While her mum is better, Breach does recall a particularly difficult time when she was due to play DMP Durham Sharks when her mum was quite ill.
"I think there was one time that sticks in my head, we were playing DMP at home for Quins and I went to see her at my aunties on the Friday and this was when she was going through chemo. She would have good weeks and bad weeks, so she could do stuff towards the end of her chemo but not at the beginning so it was like every three weeks.
"She went to travel up to see my auntie and we went to lunch on a Friday and she didn’t eat her lunch and said she didn't feel very well and I said ‘why don’t you stay at my auntie’s, as my auntie only lives an hour away from our home. So I said 'just stay there and then either come to the game tomorrow or stay there and I'll come and take you home’. Like I said before, she doesn't like people fussing or worrying about her so she was like 'okay I'll stay and I'll drive home because you've got a game’.
"The game was alright, I think I scored like five tries, but before the game I was really crying and I didn't know what to do because I knew she was ill and my dad was away on a rugby tour with his girls team. I was like I don't know what to do. Quins as a whole were really supportive and said if you don't want to play you don’t have to play, you can go now.
"But she'd want me to play. If she saw I wasn't playing she'd be annoyed and so I played and at the end of the game I just rushed off and Leanne Riley came with me, came home with me.
“It was an awful experience to see her in that state and then we had to take her to hospital and she was really ill. I think that moment will stay with me forever, just the whole process to think that there is life outside of rugby. Family is big, important to me as a whole and I think it is for a lot of people. You do it [rugby] for your family but your family is as important as your rugby career.”
When Breach spends time with her family now she values it as ‘quality time’.
"You never expect it, you don't expect your mum or a family member to get diagnosed with cancer. It's a life threatening illness and some people aren't as fortunate as we've been with my mum.

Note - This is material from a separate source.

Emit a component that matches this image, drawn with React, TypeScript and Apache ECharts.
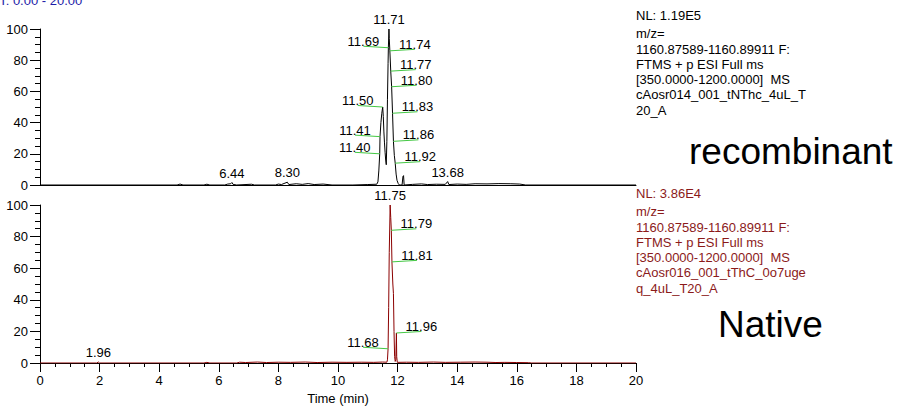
import React, { useEffect, useRef } from "react";
import * as echarts from "echarts";

const FONT = "'Liberation Sans', Arial, Helvetica, sans-serif";

// Extracted ion chromatograms: [retention time (min), relative abundance (%)]
const recombinantTrace: [number, number][] = [
  [0, 0], [4.6, 0], [4.7, 0.6], [4.8, 0], [5.5, 0], [5.6, 0.5], [5.7, 0],
  [6.2, 0], [6.3, 0.6], [6.4, 0.8], [6.44, 1.6], [6.48, 0.4], [6.6, 0],
  [7.1, 0.5], [7.2, 0], [7.9, 0], [8.0, 0.6], [8.1, 0.3], [8.3, 1.8],
  [8.35, 0.3], [8.6, 0.8], [8.8, 0.4], [9.0, 0.9], [9.2, 0.3], [9.5, 0.6],
  [9.8, 0], [10.5, 0], [11.0, 0.3], [11.3, 0.5], [11.34, 2], [11.37, 9],
  [11.4, 20], [11.41, 31], [11.44, 40], [11.47, 46], [11.5, 50], [11.52, 44],
  [11.54, 34], [11.56, 27], [11.58, 21], [11.6, 16], [11.62, 13], [11.64, 28],
  [11.66, 55], [11.68, 78], [11.69, 88], [11.71, 100], [11.72, 94],
  [11.74, 86], [11.77, 73], [11.8, 63], [11.83, 46], [11.86, 28],
  [11.89, 19], [11.92, 14], [11.95, 7], [11.98, 3], [12.02, 1], [12.06, 0],
  [12.15, 0], [12.18, 5.5], [12.2, 6], [12.22, 0], [12.5, 0.4], [12.8, 0.7],
  [13.0, 0.3], [13.3, 0.5], [13.6, 0.4], [13.68, 2.2], [13.72, 0.3],
  [14.0, 0.6], [14.3, 0.4], [14.6, 0.8], [15.0, 0.7], [15.4, 0.9],
  [15.8, 0.8], [16.1, 0.6], [16.3, 0], [20, 0],
];

const nativeTrace: [number, number][] = [
  [0, 0], [1.9, 0], [1.96, 0.6], [2.0, 0], [5.5, 0], [5.6, 0.4], [5.7, 0],
  [6.6, 0], [6.7, 0.5], [6.9, 0.3], [7.3, 0.6], [7.6, 0.3], [8.0, 0.5],
  [8.4, 0.4], [8.9, 0.6], [9.3, 0.3], [9.8, 0.5], [10.3, 0.4], [10.8, 0.5],
  [11.2, 0.4], [11.5, 0.6], [11.64, 0.5], [11.66, 2], [11.68, 9], [11.7, 35],
  [11.72, 70], [11.75, 100], [11.77, 92], [11.79, 84], [11.81, 64],
  [11.84, 50], [11.86, 44], [11.88, 20], [11.9, 4], [11.92, 1], [11.94, 2],
  [11.96, 19], [11.97, 4], [11.99, 0.4], [12.3, 0.5], [12.7, 0.4],
  [13.2, 0.6], [13.6, 0.4], [14.1, 0.5], [14.6, 0.6], [15.0, 0.5],
  [15.3, 0.3], [15.6, 0.4], [16.0, 0.3], [16.4, 0.2], [16.5, 0], [20, 0],
];

// Peak retention-time labels, grouped by how they are annotated
const recombinantApexLabels = [11.71, 6.44, 8.3, 13.68];
const recombinantLeftLabels = [11.69, 11.5, 11.41, 11.4];
const recombinantRightLabels = [11.74, 11.77, 11.8, 11.83, 11.86, 11.92];
const nativeApexLabels = [11.75, 1.96];
const nativeLeftLabels = [11.68];
const nativeRightLabels = [11.79, 11.81, 11.96];

const timeRangeHeader = "RT: 0.00 - 20.00";

const recombinantInfo = [
  "NL: 1.19E5",
  "m/z=",
  "1160.87589-1160.89911 F:",
  "FTMS + p ESI Full ms",
  "[350.0000-1200.0000]\u00a0 MS",
  "cAosr014_001_tNThc_4uL_T",
  "20_A",
];
const nativeInfo = [
  "NL: 3.86E4",
  "m/z=",
  "1160.87589-1160.89911 F:",
  "FTMS + p ESI Full ms",
  "[350.0000-1200.0000]\u00a0 MS",
  "cAosr016_001_tThC_0o7uge",
  "q_4uL_T20_A",
];

const sampleNames = ["recombinant", "Native"];

function abundanceAt(trace: [number, number][], t: number): number {
  const hit = trace.find((p) => Math.abs(p[0] - t) < 1e-9);
  return hit ? hit[1] : 0;
}

function peakLabelSeries(
  trace: [number, number][],
  apex: number[],
  left: number[],
  right: number[],
  axisIndex: number
) {
  const data = [
    ...apex.map((t) => [t, abundanceAt(trace, t), 0]),
    ...left.map((t) => [t, abundanceAt(trace, t), -1]),
    ...right.map((t) => [t, abundanceAt(trace, t), 1]),
  ];
  return {
    type: "custom",
    xAxisIndex: axisIndex,
    yAxisIndex: axisIndex,
    data,
    z: 5,
    silent: true,
    clip: false,
    renderItem: (_params: any, api: any) => {
      const t = api.value(0);
      const v = api.value(1);
      const side = api.value(2);
      const p = api.coord([t, v]);
      const text = Number(t).toFixed(2);
      if (side === 0) {
        return {
          type: "text",
          style: {
            text,
            x: p[0],
            y: p[1] - 3,
            align: "center",
            verticalAlign: "bottom",
            font: `13px ${FONT}`,
            fill: "#000",
          },
        };
      }
      const lx = p[0] + side * 25;
      return {
        type: "group",
        children: [
          {
            type: "line",
            shape: { x1: p[0], y1: p[1], x2: lx, y2: p[1] - 1.5 },
            style: { stroke: "#44c844", lineWidth: 1 },
          },
          {
            type: "text",
            style: {
              text,
              x: lx,
              y: p[1] - 6.5,
              align: "center",
              verticalAlign: "middle",
              font: `13px ${FONT}`,
              fill: "#000",
            },
          },
        ],
      };
    },
  };
}

function infoBlock(lines: string[], top: number, color: string) {
  const offsets = [0, 18, 34, 49, 64, 79, 95];
  return lines.map((line, i) => ({
    type: "text",
    left: 636,
    top: top + offsets[i] - 8,
    style: { text: line, font: `13px ${FONT}`, fill: color },
  }));
}

function yAxisFor(gridIndex: number) {
  return {
    type: "value",
    gridIndex,
    min: 0,
    max: 100,
    interval: 20,
    axisLine: { show: true, lineStyle: { color: "#000", width: 1 } },
    axisTick: { show: true, length: 10, lineStyle: { color: "#000" } },
    minorTick: { show: true, splitNumber: 4, length: 5, lineStyle: { color: "#000" } },
    splitLine: { show: false },
    minorSplitLine: { show: false },
    axisLabel: { margin: 12, fontSize: 13, fontFamily: FONT, color: "#000" },
  };
}

export default function App() {
  const ref = useRef<HTMLDivElement>(null);

  useEffect(() => {
    if (!ref.current) return;
    const chart = echarts.init(ref.current, undefined, { renderer: "svg" });
    chart.setOption({
      animation: false,
      backgroundColor: "#fff",
      grid: [
        { left: 40, top: 29, width: 596, height: 156 },
        { left: 40, top: 205, width: 596, height: 158 },
      ],
      xAxis: [
        {
          type: "value",
          gridIndex: 0,
          min: 0,
          max: 20,
          interval: 2,
          axisLine: { show: true, onZero: false, lineStyle: { color: "#000", width: 1 } },
          axisTick: { show: false },
          axisLabel: { show: false },
          splitLine: { show: false },
        },
        {
          type: "value",
          gridIndex: 1,
          min: 0,
          max: 20,
          interval: 2,
          axisLine: { show: true, onZero: false, lineStyle: { color: "#000", width: 1 } },
          axisTick: { show: true, length: 9, lineStyle: { color: "#000" } },
          minorTick: { show: true, splitNumber: 4, length: 4, lineStyle: { color: "#000" } },
          splitLine: { show: false },
          minorSplitLine: { show: false },
          axisLabel: { margin: 11, fontSize: 13, fontFamily: FONT, color: "#000" },
          name: "Time (min)",
          nameLocation: "middle",
          nameGap: 29,
          nameTextStyle: { fontSize: 13, fontFamily: FONT, color: "#000" },
        },
      ],
      yAxis: [yAxisFor(0), yAxisFor(1)],
      series: [
        {
          type: "line",
          xAxisIndex: 0,
          yAxisIndex: 0,
          data: recombinantTrace,
          showSymbol: false,
          symbol: "none",
          lineStyle: { color: "#000", width: 1 },
          z: 3,
        },
        {
          type: "line",
          xAxisIndex: 1,
          yAxisIndex: 1,
          data: nativeTrace,
          showSymbol: false,
          symbol: "none",
          lineStyle: { color: "#8b0000", width: 1 },
          z: 3,
        },
        peakLabelSeries(recombinantTrace, recombinantApexLabels, recombinantLeftLabels, recombinantRightLabels, 0),
        peakLabelSeries(nativeTrace, nativeApexLabels, nativeLeftLabels, nativeRightLabels, 1),
      ],
      graphic: [
        {
          type: "text",
          left: -10,
          top: -6,
          style: { text: timeRangeHeader, font: `13px ${FONT}`, fill: "#1c1ca8" },
        },
        ...infoBlock(recombinantInfo, 17, "#000"),
        ...infoBlock(nativeInfo, 195, "#8b1a1a"),
        {
          type: "text",
          left: 689,
          top: 133,
          style: { text: sampleNames[0], font: `37px ${FONT}`, fill: "#000" },
        },
        {
          type: "text",
          left: 718,
          top: 306,
          style: { text: sampleNames[1], font: `37px ${FONT}`, fill: "#000" },
        },
      ],
    });
    return () => chart.dispose();
  }, []);

  return (
    <div
      ref={ref}
      style={{ position: "absolute", left: 0, top: 0, width: 899, height: 406, background: "#fff" }}
    />
  );
}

"But yeah I think it has brought us together and [made us realise] the time we spend together is quality time now and that we don't take it for granted. If they can come to a game it's great, but if they can't we take time to go and see them during the week.
“Now Covid has been a thing this year it hasn’t been as much as I'd like to see them but I went home for the beginning of Covid because of my ankle [injury]. That was nice to spend some time when she was better and we could do things together, go on walks and stuff which I think is nice.”
And she added it’s not only brought her family closer together but she has realised how much she is cared about in the rugby community as well.
"I think it's just made me aware of how important family is and how caring and open everyone is. Harlequins as a club were very open and were like if you need to have time away, you need to not play a game [you can] and so were England.
"I think that's nice to know that you're cared about, even though rugby is first, you're still cared about as a human being and your emotions. I think it does drive me on and I think some part of me when it was all high up in the state of it, when she was diagnosed, I was thinking ‘oh I just want her to see me achieve’.
“I think you start overthinking things and worrying that they're not going to see that or have the opportunity to watch you but luckily at the moment it's all a-okay. Hopefully they’ll be able to watch games soon but yeah I think it's definitely driven me to be a better person.”
Breach will be in action for England in their match against France on Saturday. Kick off is at 1.15pm and it is available to watch on BBC Two.